Perché difendiamo Kyiv
Trump svilisce ogni lotta democratica, ma l’Ucraina libera è la garanzia di sicurezza per tutti
Il catastrofismo attorno al piano americano per l’Ucraina e alla leadership di Volodymyr Zelensky, scossa da uno scandalo di corruzione che non coinvolge lui direttamente ma i suoi collaboratori sì, ha scandito la copertura mediatica di quest’ultima settimana di guerra (oggi sono 1.368 giorni di aggressione russa all’Ucraina). Zelensky è all’angolo, Zelensky è furioso, Zelensky è un’anatra zoppa, Zelensky attraversa una crisi fatale, Zelensky deve dare un segnale: questo è il tenore delle analisi pubblicate sui media occidentali. Vladimir Putin se n’è subito approfittato, sprezzante: gli ucraini pensano ai loro water d’oro e non al popolo, ha detto dal pulpito del presidente di una Russia che non disdegna il lusso pacchiano e che ha fatto ammazzare in un gulag siberiano l’oppositore che ha denunciato la corruzione del regime.

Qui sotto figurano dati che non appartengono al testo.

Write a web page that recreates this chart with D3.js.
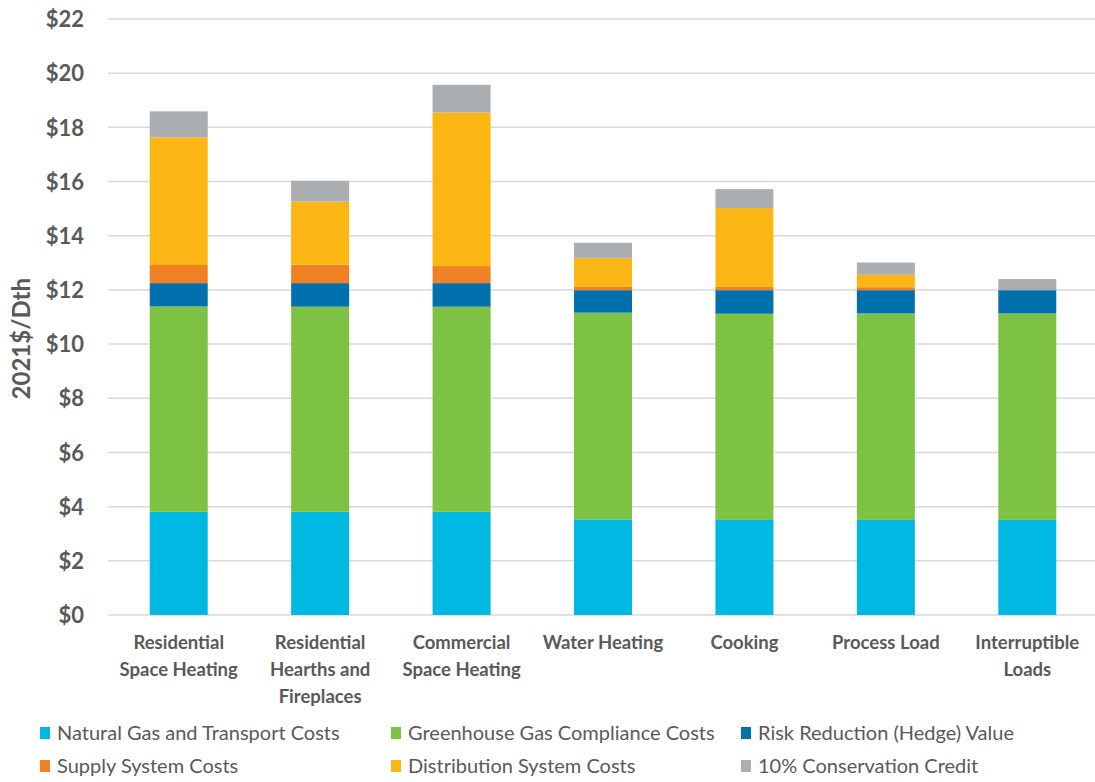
<!DOCTYPE html>
<html>
<head>
<meta charset="utf-8">
<script src="https://cdn.jsdelivr.net/npm/d3@7"></script>
<style>
    body { margin: 0; background: #fff; }
    svg text { font-family: Lato, "Open Sans", sans-serif; fill: #595959; }
</style>
</head>
<body>
<svg id="chart"></svg>
<script>
// category labels, one array of lines each
const categories = [
    ['Residential', 'Space Heating'],
    ['Residential', 'Hearths and', 'Fireplaces'],
    ['Commercial', 'Space Heating'],
    ['Water Heating'],
    ['Cooking'],
    ['Process Load'],
    ['Interruptible', 'Loads']
]

// 2021$/Dth
const naturalGas = [3.81, 3.81, 3.81, 3.53, 3.51, 3.51, 3.51]
const greenhouse = [7.58, 7.57, 7.57, 7.63, 7.61, 7.62, 7.62]
const riskReduction = [0.86, 0.87, 0.87, 0.83, 0.87, 0.86, 0.86]
const supplySystem = [0.67, 0.68, 0.63, 0.12, 0.12, 0.11, 0]
const distribution = [4.71, 2.33, 5.67, 1.06, 2.91, 0.46, 0]
const conservation = [0.96, 0.77, 1.02, 0.57, 0.70, 0.45, 0.41]

const seriesNames = [
    'Natural Gas and Transport Costs',
    'Greenhouse Gas Compliance Costs',
    'Risk Reduction (Hedge) Value',
    'Supply System Costs',
    'Distribution System Costs',
    '10% Conservation Credit'
]
const yTicks = [0, 2, 4, 6, 8, 10, 12, 14, 16, 18, 20, 22]

const colors = ['#00b9e3', '#7dc242', '#0071ad', '#f08024', '#fcb614', '#abaeb0']

const chart = {}
chart.width = 1095
chart.height = 782
chart.margin = {top: 19, right: 0, bottom: 167, left: 108}

chart.svg = d3.select('#chart')
    .attr('width', chart.width)
    .attr('height', chart.height)

const keys = ['naturalGas', 'greenhouse', 'riskReduction', 'supplySystem', 'distribution', 'conservation']
const values = [naturalGas, greenhouse, riskReduction, supplySystem, distribution, conservation]
const table = categories.map((c, i) => {
    const row = {name: c.join(' ')}
    keys.forEach((k, j) => { row[k] = values[j][i] })
    return row
})

const x = d3.scaleBand()
    .domain(table.map(d => d.name))
    .range([chart.margin.left, 1098])
    .paddingInner(0.59)
    .paddingOuter(0.295)

const y = d3.scaleLinear()
    .domain([0, 22])
    .range([chart.height - chart.margin.bottom, chart.margin.top])

// gridlines
chart.svg.append('g')
    .selectAll('line')
    .data(yTicks)
    .join('line')
    .attr('x1', chart.margin.left)
    .attr('x2', chart.width)
    .attr('y1', d => y(d))
    .attr('y2', d => y(d))
    .attr('stroke', '#d9d9d9')
    .attr('stroke-width', 1.5)

// y axis labels
const yAxis = chart.svg.append('g')
    .attr('transform', `translate(${chart.margin.left - 24}, 0)`)
    .call(d3.axisLeft(y).tickValues(yTicks).tickSize(0).tickFormat(d => '$' + d))
yAxis.select('.domain').remove()
yAxis.selectAll('text')
    .attr('x', 0)
    .attr('dy', '0.35em')
    .style('font-size', '22px')
    .style('font-weight', 'bold')
    .style('fill', '#595959')

chart.svg.append('text')
    .attr('transform', `translate(30, ${y(10.2)}) rotate(-90)`)
    .attr('text-anchor', 'middle')
    .style('font-size', '24px')
    .style('font-weight', 'bold')
    .text('2021$/Dth')

// stacked bars
const stacked = d3.stack().keys(keys)(table)
chart.svg.append('g')
    .selectAll('g')
    .data(stacked)
    .join('g')
    .attr('fill', (d, i) => colors[i])
    .selectAll('rect')
    .data(d => d)
    .join('rect')
    .attr('x', d => x(d.data.name))
    .attr('width', x.bandwidth())
    .attr('y', d => y(d[1]))
    .attr('height', d => y(d[0]) - y(d[1]))

// category labels
const labels = chart.svg.append('g')
    .selectAll('text')
    .data(categories)
    .join('text')
    .attr('x', (d, i) => x(table[i].name) + x.bandwidth() / 2)
    .attr('y', 649)
    .attr('text-anchor', 'middle')
    .style('font-size', '18.5px')
    .style('font-weight', 'bold')
labels.selectAll('tspan')
    .data(d => d)
    .join('tspan')
    .attr('x', function() { return this.parentNode.getAttribute('x') })
    .attr('dy', (d, i) => i === 0 ? 0 : 27)
    .text(d => d)

// legend
const legendX = [40, 391, 741]
const legendY = [733, 766]
const legend = chart.svg.append('g')
    .selectAll('g')
    .data(seriesNames)
    .join('g')
    .attr('transform', (d, i) => `translate(${legendX[i % 3]}, ${legendY[Math.floor(i / 3)]})`)
legend.append('rect')
    .attr('x', 0)
    .attr('y', -6)
    .attr('width', 10)
    .attr('height', 12)
    .attr('fill', (d, i) => colors[i])
legend.append('text')
    .attr('x', 17)
    .attr('dy', '0.35em')
    .style('font-size', '20px')
    .text(d => d)
</script>
</body>
</html>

Gli americani, in questo senso, sono stati più coerenti: Donald Trump ha accettato un Boeing 747 da un paese straniero in cerca di favori, ha preso un lingotto d’oro del valore di 130 mila dollari da un altro paese e ha i parenti che fanno affari in criptovalute con governi stranieri: diciamo che non è la corruzione ucraina il motivo per cui i trumpiani si accaniscono su Zelensky, semmai vogliono rientrare dell’investimento di una guerra che considerano evitabile (nel piano in 28 punti questo aspetto è piuttosto chiaro).

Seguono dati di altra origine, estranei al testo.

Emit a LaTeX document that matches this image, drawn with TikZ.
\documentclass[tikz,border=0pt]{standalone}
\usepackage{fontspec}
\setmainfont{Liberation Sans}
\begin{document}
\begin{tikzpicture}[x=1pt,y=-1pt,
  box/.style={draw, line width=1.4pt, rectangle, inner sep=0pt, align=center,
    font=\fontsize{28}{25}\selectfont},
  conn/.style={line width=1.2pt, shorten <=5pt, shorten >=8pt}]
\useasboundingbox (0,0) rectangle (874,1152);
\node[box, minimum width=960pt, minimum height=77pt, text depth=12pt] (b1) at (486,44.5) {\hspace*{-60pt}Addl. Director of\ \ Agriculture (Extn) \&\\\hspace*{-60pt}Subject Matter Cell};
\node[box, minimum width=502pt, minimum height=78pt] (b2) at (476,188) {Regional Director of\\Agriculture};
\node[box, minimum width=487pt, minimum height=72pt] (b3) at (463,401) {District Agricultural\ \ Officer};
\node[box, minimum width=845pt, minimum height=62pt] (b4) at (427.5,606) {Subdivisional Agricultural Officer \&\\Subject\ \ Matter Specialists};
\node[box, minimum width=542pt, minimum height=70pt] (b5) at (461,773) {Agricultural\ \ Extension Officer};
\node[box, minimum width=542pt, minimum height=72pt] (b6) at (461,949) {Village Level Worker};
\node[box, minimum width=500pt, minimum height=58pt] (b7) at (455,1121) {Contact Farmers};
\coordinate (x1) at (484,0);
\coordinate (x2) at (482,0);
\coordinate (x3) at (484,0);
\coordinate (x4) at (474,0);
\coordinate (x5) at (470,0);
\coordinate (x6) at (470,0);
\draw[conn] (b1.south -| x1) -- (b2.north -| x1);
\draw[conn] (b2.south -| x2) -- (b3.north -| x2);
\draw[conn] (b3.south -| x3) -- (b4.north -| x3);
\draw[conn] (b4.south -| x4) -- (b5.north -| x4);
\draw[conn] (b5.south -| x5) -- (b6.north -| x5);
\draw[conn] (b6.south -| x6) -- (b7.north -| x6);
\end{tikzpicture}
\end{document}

Gli europei invece sono andati nel panico, pressati come sono dai partiti sovranisti antiucraini – che sono quelli che si finanziano nei modi più creativi, nel migliore dei casi, e più illegali in tutti gli altri – che si sono avventati sullo scandalo di corruzione per dire: ecco, ci fate buttare via i nostri soldi.

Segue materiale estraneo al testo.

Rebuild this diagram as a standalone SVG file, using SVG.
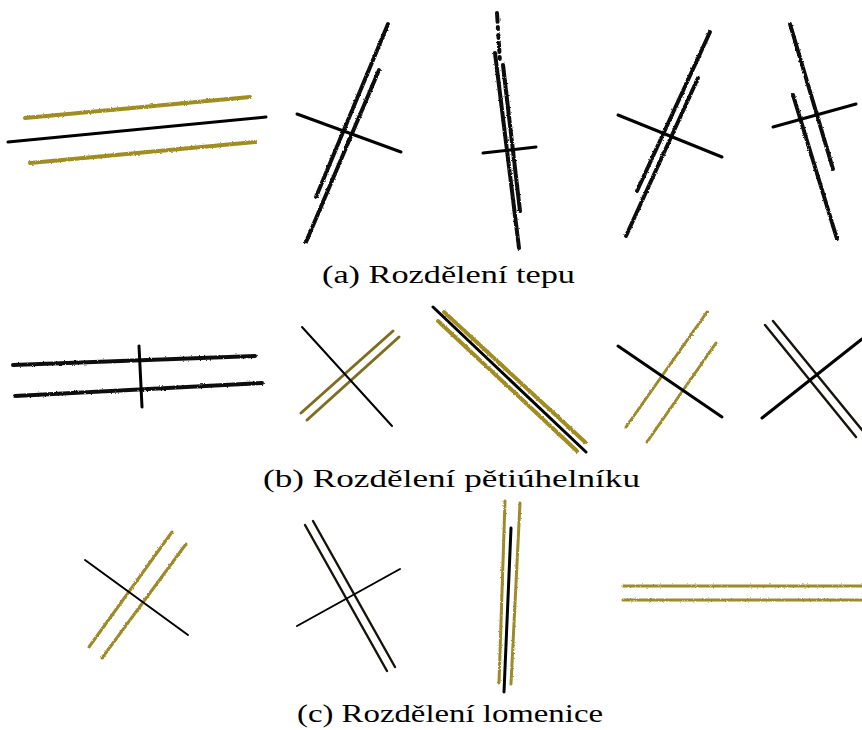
<svg xmlns="http://www.w3.org/2000/svg" width="862" height="730" viewBox="0 0 862 730">
  <defs>
    <!-- grainy, hand-traced stroke texture (user-space region so flat lines still render) -->
    <filter id="rough" filterUnits="userSpaceOnUse" x="0" y="0" width="862" height="730">
      <feTurbulence type="fractalNoise" baseFrequency="0.6" numOctaves="2" seed="3" result="n"/>
      <feDisplacementMap in="SourceGraphic" in2="n" scale="2.4" xChannelSelector="R" yChannelSelector="G"/>
    </filter>
    <filter id="rough2" filterUnits="userSpaceOnUse" x="0" y="0" width="862" height="730">
      <feTurbulence type="fractalNoise" baseFrequency="0.35" numOctaves="2" seed="7" result="n"/>
      <feDisplacementMap in="SourceGraphic" in2="n" scale="3" xChannelSelector="R" yChannelSelector="G"/>
    </filter>
  </defs>
  <style>
    line { stroke-linecap: round; fill: none; }
    .cut { stroke: #000; stroke-width: 3; }
    .cutThin { stroke: #000; stroke-width: 2; }
    .trace { stroke: #111; stroke-width: 4; filter: url(#rough); }
    .gold { stroke: #a08d24; stroke-width: 4; filter: url(#rough); }
    .goldThin { stroke: #9d8b2a; stroke-width: 3; filter: url(#rough); }
    .olive { stroke: #7d6e22; stroke-width: 3; }
    .pair { stroke: #16140a; stroke-width: 2.4; }
    .caption { font-family: "Liberation Serif", "DejaVu Serif", serif; font-size: 26px; fill: #000; }
  </style>
  <rect width="862" height="730" fill="#fff"/>

  <!-- (a) pulse splitting -->
  <g id="a1">
    <line class="gold" x1="25" y1="118" x2="250" y2="97"/>
    <line class="gold" x1="30" y1="163" x2="255" y2="142"/>
    <line class="cut" stroke-width="3.5" x1="8" y1="142" x2="266" y2="117"/>
  </g>
  <g id="a2">
    <line class="trace" x1="388" y1="24" x2="316" y2="197"/>
    <line class="trace" x1="379" y1="70" x2="306" y2="242"/>
    <line class="cut" x1="297" y1="114" x2="401" y2="152"/>
  </g>
  <g id="a3">
    <line class="trace" x1="495" y1="53" x2="519" y2="248"/>
    <line class="trace" x1="503" y1="65" x2="520" y2="211"/>
    <line class="trace" stroke-width="3" stroke-dasharray="9 5 2 6 3 5" x1="497" y1="13" x2="500" y2="62"/>
    <line class="cut" x1="483" y1="153" x2="536" y2="147"/>
  </g>
  <g id="a4">
    <line class="trace" x1="710" y1="32" x2="637" y2="191"/>
    <line class="trace" x1="698" y1="78" x2="626" y2="236"/>
    <line class="cut" x1="618" y1="115" x2="722" y2="157"/>
  </g>
  <g id="a5">
    <line class="trace" x1="790" y1="24" x2="833" y2="169"/>
    <line class="trace" x1="793" y1="95" x2="837" y2="239"/>
    <line class="cut" x1="773" y1="127" x2="856" y2="104"/>
  </g>
  <text class="caption" x="322" y="283" textLength="253" lengthAdjust="spacingAndGlyphs">(a) Rozdělení tepu</text>

  <!-- (b) pentagon splitting -->
  <g id="b1">
    <line class="trace" filter="url(#rough2)" x1="13" y1="365" x2="255" y2="356"/>
    <line class="trace" filter="url(#rough2)" x1="15" y1="396" x2="262" y2="383"/>
    <line class="cut" x1="139" y1="346" x2="142" y2="407"/>
  </g>
  <g id="b2">
    <line class="olive" x1="301" y1="413" x2="393" y2="331"/>
    <line class="olive" x1="307" y1="420" x2="399" y2="337"/>
    <line class="cutThin" x1="302" y1="327" x2="392" y2="426"/>
  </g>
  <g id="b3">
    <line class="gold" filter="none" stroke="#b3a232" x1="444" y1="312" x2="585" y2="442"/>
    <line class="gold" filter="none" stroke="#b3a232" x1="438" y1="321" x2="577" y2="451"/>
    <line class="cut" x1="433" y1="307" x2="586" y2="452"/>
  </g>
  <g id="b4">
    <line class="goldThin" x1="707" y1="312" x2="626" y2="427"/>
    <line class="goldThin" x1="716" y1="343" x2="647" y2="442"/>
    <line class="cut" x1="618" y1="346" x2="722" y2="417"/>
  </g>
  <g id="b5">
    <line class="pair" x1="765" y1="325" x2="856" y2="437"/>
    <line class="pair" x1="773" y1="321" x2="862" y2="430"/>
    <line class="cut" stroke-width="2.4" x1="762" y1="418" x2="862" y2="339"/>
  </g>
  <text class="caption" x="263" y="487" textLength="377" lengthAdjust="spacingAndGlyphs">(b) Rozdělení pětiúhelníku</text>

  <!-- (c) polyline splitting -->
  <g id="c1">
    <line class="goldThin" stroke="#9a8828" x1="172" y1="532" x2="89" y2="647"/>
    <line class="goldThin" stroke="#9a8828" x1="186" y1="544" x2="102" y2="658"/>
    <line class="cutThin" x1="85" y1="560" x2="188" y2="635"/>
  </g>
  <g id="c2">
    <line class="pair" stroke-width="2.8" x1="305" y1="525" x2="387" y2="671"/>
    <line class="pair" stroke-width="2.8" x1="313" y1="521" x2="395" y2="667"/>
    <line class="cutThin" x1="297" y1="626" x2="400" y2="569"/>
  </g>
  <g id="c3">
    <line class="goldThin" stroke="#a8952a" x1="505" y1="501" x2="499" y2="683"/>
    <line class="goldThin" stroke="#a8952a" x1="520" y1="503" x2="511" y2="684"/>
    <line class="cut" x1="511" y1="528" x2="504" y2="692"/>
  </g>
  <g id="c4">
    <line class="goldThin" stroke="#a8952a" stroke-linecap="butt" x1="623" y1="586" x2="862" y2="586"/>
    <line class="goldThin" stroke="#a8952a" stroke-linecap="butt" x1="623" y1="600" x2="862" y2="600"/>
  </g>
  <text class="caption" x="297" y="722" textLength="306" lengthAdjust="spacingAndGlyphs">(c) Rozdělení lomenice</text>
</svg>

L’Economist, che non è mai tenero con il sistema di potere del presidente ucraino, anzi, in un editoriale rimette in ordine le cose: “L’Ucraina non è, e non è mai stata, un modello limpido di governance. Non è per questo che l’occidente ha speso circa 400 miliardi di dollari – e il numero continua a crescere – per contribuire a difenderla. Se il sostegno occidentale dovesse vacillare, l’unico vincitore sarebbe Putin”. Non difendiamo gli ucraini perché sono integerrimi o resistenti come l’acciaio, li difendiamo perché sono stati ingiustamente aggrediti, perché sono un paese indipendente, sovrano e libero che proprio per questa sua ambizione democratica è stato vessato da un vicino vorace e sanguinario. Ieri, mentre contavano i morti quotidiani causati dai russi e partecipavano ai funerali dei morti dei giorni precedenti, gli ucraini celebravano il giorno della dignità e della libertà, in ricordo della rivoluzione del 2004 e di quella del 2013, quando migliaia di persone scesero nelle piazze per difendere il loro diritto di decidere autonomamente del loro futuro – un futuro europeo e libero (non perdere “la dignità” è anche l’espressione usata da Zelensky nel suo discorso di ieri, fierissimo, che è stato paragonato al “se necessario per anni, se necessario da soli” che disse Churchill per definire la battaglia contro i nazisti).
In questi dieci mesi alla Casa Bianca, Trump è riuscito a svuotare la difesa dell’Ucraina del suo valore globale, ne ha fatto una questione geografica (se ne occupano gli europei che sono lì vicini), economica (non dando più le armi gratuitamente ma facendole pagare agli europei) e ideologico-personale (mettere fine alla guerra con qualsiasi pace trovabile, anche una miserabile, basta che passi alla storia come la pace di Trump). Ma la difesa dell’Ucraina è tutt’altra cosa: è la difesa dell’integrità territoriale di un paese indipendente, è la difesa di un popolo europeo che vuole vivere con le regole e i diritti dell’occidente, è la difesa di un paese che sta facendo scudo contro la Russia per mettere in sicurezza tutti noi perché Putin è insaziabile. Non è un atto di generosità, la difesa dell’Ucraina, è la salvaguardia di un interesse europeo e americano, e costa molto meno di una capitolazione.